• _Data extract_:
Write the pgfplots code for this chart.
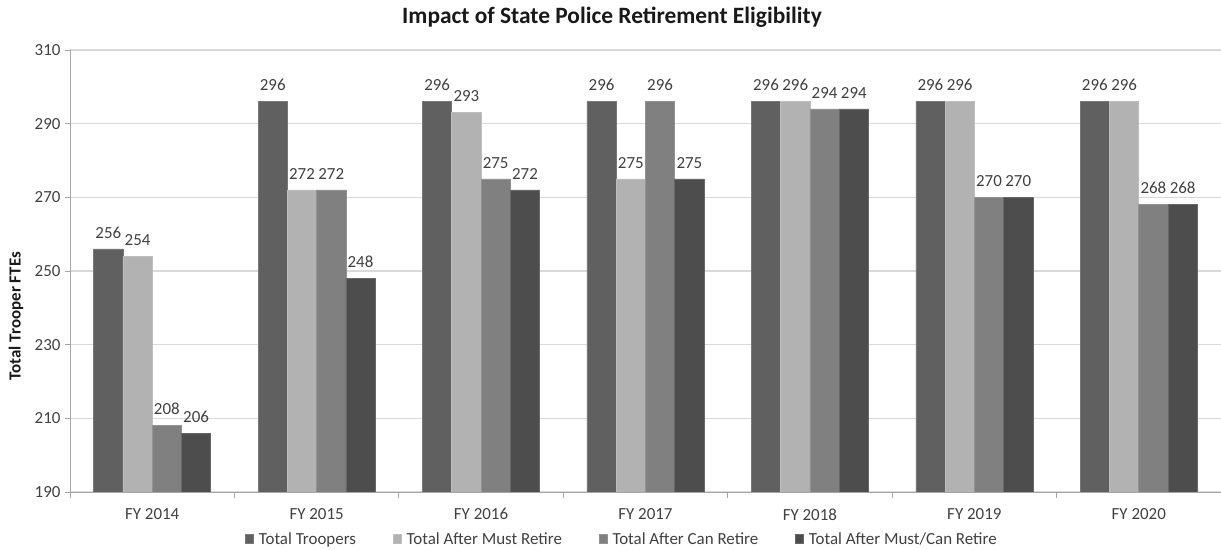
---
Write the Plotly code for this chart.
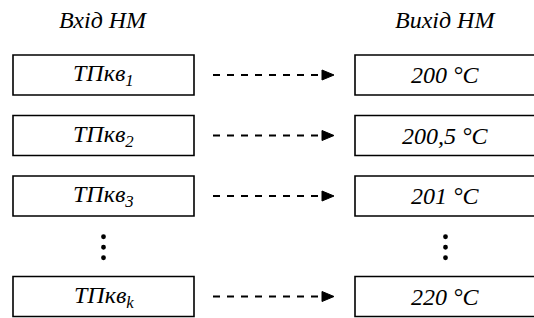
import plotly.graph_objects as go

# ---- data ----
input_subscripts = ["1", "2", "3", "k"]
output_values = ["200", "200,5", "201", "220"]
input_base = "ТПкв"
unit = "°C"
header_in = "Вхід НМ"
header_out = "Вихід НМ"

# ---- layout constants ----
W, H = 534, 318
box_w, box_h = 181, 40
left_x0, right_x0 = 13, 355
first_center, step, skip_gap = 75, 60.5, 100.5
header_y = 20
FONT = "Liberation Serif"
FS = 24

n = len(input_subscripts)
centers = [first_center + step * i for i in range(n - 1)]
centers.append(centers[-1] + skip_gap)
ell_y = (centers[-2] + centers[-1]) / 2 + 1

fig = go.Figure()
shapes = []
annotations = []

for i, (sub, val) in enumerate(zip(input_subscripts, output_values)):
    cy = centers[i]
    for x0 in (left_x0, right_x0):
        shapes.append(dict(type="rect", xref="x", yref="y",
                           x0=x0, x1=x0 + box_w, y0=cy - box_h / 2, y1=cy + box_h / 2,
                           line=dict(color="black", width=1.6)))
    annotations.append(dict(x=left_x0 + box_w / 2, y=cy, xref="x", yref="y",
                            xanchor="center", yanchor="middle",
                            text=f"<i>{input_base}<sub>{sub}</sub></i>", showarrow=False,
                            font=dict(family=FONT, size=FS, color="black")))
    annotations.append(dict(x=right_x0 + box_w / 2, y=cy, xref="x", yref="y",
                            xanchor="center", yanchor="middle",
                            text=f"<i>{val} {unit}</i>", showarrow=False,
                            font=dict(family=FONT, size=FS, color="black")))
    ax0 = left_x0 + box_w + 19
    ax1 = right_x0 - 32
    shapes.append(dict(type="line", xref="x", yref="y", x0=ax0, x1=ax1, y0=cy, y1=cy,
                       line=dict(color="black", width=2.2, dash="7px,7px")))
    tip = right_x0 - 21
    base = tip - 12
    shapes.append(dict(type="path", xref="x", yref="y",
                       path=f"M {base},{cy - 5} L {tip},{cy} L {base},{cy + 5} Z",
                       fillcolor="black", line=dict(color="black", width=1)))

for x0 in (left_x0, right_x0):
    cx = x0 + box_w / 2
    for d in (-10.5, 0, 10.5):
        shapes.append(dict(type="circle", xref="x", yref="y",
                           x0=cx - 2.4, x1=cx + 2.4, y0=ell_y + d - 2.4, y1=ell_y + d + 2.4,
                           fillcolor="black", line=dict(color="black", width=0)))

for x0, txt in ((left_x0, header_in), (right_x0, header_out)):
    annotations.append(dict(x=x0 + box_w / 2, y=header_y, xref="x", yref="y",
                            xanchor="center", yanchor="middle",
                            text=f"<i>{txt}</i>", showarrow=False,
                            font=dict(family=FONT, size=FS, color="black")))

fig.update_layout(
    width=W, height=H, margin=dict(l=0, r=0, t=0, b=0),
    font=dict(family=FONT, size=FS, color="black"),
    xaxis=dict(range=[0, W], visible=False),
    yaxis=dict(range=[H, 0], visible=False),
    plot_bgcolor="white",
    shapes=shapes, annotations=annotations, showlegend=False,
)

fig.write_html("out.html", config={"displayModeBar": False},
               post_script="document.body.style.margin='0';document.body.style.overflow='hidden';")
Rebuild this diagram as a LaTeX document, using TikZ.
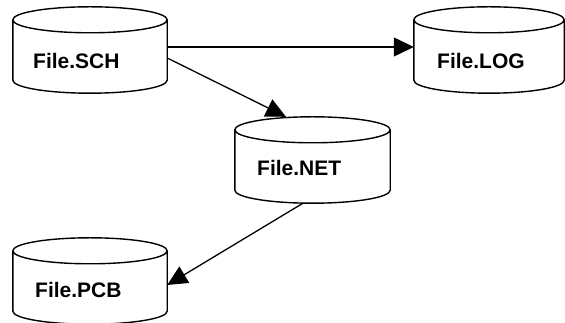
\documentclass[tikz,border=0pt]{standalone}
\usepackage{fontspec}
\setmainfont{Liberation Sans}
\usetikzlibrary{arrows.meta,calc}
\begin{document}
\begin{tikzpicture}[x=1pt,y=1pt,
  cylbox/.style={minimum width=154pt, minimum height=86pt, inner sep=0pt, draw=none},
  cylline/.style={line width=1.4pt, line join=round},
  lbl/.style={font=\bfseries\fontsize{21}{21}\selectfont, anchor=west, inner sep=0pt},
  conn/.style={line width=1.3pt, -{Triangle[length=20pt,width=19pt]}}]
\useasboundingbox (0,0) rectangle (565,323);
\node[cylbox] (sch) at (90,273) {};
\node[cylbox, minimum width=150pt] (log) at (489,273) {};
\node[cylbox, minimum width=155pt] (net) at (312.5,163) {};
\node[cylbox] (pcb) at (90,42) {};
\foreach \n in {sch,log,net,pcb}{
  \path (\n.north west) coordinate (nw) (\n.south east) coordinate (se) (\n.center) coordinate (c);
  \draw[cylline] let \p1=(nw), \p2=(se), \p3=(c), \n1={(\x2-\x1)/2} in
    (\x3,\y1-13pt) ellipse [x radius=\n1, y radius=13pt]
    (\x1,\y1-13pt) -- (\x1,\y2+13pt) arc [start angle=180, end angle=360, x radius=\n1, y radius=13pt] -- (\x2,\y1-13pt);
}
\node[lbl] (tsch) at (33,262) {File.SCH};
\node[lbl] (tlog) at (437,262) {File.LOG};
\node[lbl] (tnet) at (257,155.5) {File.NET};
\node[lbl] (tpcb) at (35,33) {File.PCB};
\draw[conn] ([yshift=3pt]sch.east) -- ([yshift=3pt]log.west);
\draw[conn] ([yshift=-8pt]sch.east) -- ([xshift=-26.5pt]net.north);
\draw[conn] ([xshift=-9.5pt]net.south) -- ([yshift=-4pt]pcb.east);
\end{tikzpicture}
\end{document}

• _What the exercise asks_: From the listing above, repeat only the lines between the line containing "Write the Plotly code for this chart." and the line containing "ell_y = (centers[-2] + centers[-1]) / 2 + 1", those two included. Pictures are not part of the copy.

• _Finished exercise_:
Write the Plotly code for this chart.
import plotly.graph_objects as go

# ---- data ----
input_subscripts = ["1", "2", "3", "k"]
output_values = ["200", "200,5", "201", "220"]
input_base = "ТПкв"
unit = "°C"
header_in = "Вхід НМ"
header_out = "Вихід НМ"

# ---- layout constants ----
W, H = 534, 318
box_w, box_h = 181, 40
left_x0, right_x0 = 13, 355
first_center, step, skip_gap = 75, 60.5, 100.5
header_y = 20
FONT = "Liberation Serif"
FS = 24

n = len(input_subscripts)
centers = [first_center + step * i for i in range(n - 1)]
centers.append(centers[-1] + skip_gap)
ell_y = (centers[-2] + centers[-1]) / 2 + 1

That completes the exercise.